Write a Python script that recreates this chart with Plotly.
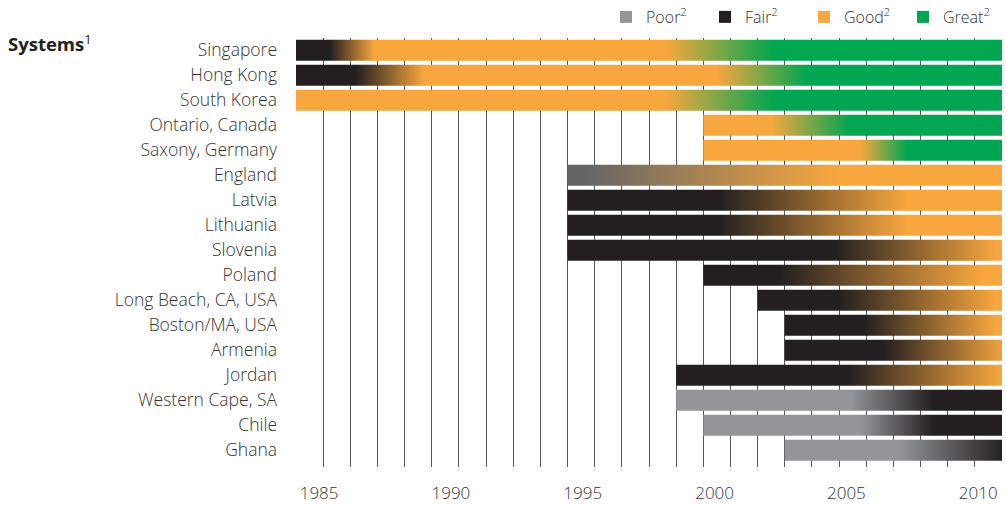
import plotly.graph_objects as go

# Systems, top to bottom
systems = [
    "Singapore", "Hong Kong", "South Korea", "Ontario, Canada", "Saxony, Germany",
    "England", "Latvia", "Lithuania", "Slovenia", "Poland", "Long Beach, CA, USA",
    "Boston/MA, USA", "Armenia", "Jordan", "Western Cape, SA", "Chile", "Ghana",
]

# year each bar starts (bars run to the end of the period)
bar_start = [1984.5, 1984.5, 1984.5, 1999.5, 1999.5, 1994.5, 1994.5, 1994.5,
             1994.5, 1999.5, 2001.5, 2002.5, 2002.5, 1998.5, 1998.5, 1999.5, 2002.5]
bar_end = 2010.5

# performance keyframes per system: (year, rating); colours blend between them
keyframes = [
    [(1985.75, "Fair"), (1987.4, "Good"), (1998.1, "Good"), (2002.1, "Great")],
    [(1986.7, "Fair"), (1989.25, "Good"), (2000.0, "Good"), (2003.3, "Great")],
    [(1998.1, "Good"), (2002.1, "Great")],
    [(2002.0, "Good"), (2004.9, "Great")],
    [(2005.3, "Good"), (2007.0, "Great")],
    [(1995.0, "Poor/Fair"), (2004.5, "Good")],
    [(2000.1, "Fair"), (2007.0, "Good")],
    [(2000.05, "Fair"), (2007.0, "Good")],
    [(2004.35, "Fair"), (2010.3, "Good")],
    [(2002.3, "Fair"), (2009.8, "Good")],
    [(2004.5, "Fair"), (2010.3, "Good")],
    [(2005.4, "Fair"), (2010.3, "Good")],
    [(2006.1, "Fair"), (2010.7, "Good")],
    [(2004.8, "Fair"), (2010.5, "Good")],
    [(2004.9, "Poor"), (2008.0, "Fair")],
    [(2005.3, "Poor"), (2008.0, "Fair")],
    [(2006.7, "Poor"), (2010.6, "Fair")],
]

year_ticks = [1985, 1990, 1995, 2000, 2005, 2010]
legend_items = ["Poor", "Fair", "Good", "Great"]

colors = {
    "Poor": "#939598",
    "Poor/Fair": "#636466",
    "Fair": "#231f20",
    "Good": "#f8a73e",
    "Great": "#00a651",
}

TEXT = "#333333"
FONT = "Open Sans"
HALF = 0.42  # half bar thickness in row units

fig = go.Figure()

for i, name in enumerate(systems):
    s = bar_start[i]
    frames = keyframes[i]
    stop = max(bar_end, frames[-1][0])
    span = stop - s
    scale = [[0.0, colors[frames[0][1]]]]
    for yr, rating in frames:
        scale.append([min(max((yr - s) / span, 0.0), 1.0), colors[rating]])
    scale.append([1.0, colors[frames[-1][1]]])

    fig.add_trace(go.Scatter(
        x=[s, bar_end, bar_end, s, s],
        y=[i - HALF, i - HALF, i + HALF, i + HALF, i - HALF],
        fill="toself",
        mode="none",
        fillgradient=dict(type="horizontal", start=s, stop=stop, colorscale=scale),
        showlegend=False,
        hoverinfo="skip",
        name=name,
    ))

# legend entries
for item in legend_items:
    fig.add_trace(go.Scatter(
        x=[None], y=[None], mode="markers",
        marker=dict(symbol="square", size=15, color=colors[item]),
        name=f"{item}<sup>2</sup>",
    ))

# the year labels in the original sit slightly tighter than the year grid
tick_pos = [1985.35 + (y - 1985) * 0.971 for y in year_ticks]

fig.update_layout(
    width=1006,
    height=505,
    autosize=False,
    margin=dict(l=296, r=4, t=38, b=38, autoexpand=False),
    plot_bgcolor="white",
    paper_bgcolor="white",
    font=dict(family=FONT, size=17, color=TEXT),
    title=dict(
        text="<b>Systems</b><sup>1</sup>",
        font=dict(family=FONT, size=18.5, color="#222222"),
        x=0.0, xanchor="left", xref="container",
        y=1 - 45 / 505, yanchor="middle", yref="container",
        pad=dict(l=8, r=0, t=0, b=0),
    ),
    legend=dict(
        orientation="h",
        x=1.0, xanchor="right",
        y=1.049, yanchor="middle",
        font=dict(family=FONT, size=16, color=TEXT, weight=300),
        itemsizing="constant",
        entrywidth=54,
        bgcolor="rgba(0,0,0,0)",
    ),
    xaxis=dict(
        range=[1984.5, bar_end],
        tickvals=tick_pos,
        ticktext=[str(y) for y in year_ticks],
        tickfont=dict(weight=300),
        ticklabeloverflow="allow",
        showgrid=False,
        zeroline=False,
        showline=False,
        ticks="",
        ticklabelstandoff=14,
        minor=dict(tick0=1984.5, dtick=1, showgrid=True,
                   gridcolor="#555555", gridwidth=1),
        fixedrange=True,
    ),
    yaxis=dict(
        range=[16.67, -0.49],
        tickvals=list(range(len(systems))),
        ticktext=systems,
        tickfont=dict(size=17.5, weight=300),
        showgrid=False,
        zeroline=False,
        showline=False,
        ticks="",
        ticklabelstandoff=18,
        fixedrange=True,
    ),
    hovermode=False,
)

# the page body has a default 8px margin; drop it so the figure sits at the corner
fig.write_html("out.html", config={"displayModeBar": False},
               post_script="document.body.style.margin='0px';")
▬▬▬▬▬▬
STATED PROBLEM => Copy nothing but the lines from the top of the material through the line holding "import plotly.graph_objects as go", exactly as written; omit pictures.

RESPONSE TO THE EXERCISE =>
Write a Python script that recreates this chart with Plotly.
import plotly.graph_objects as go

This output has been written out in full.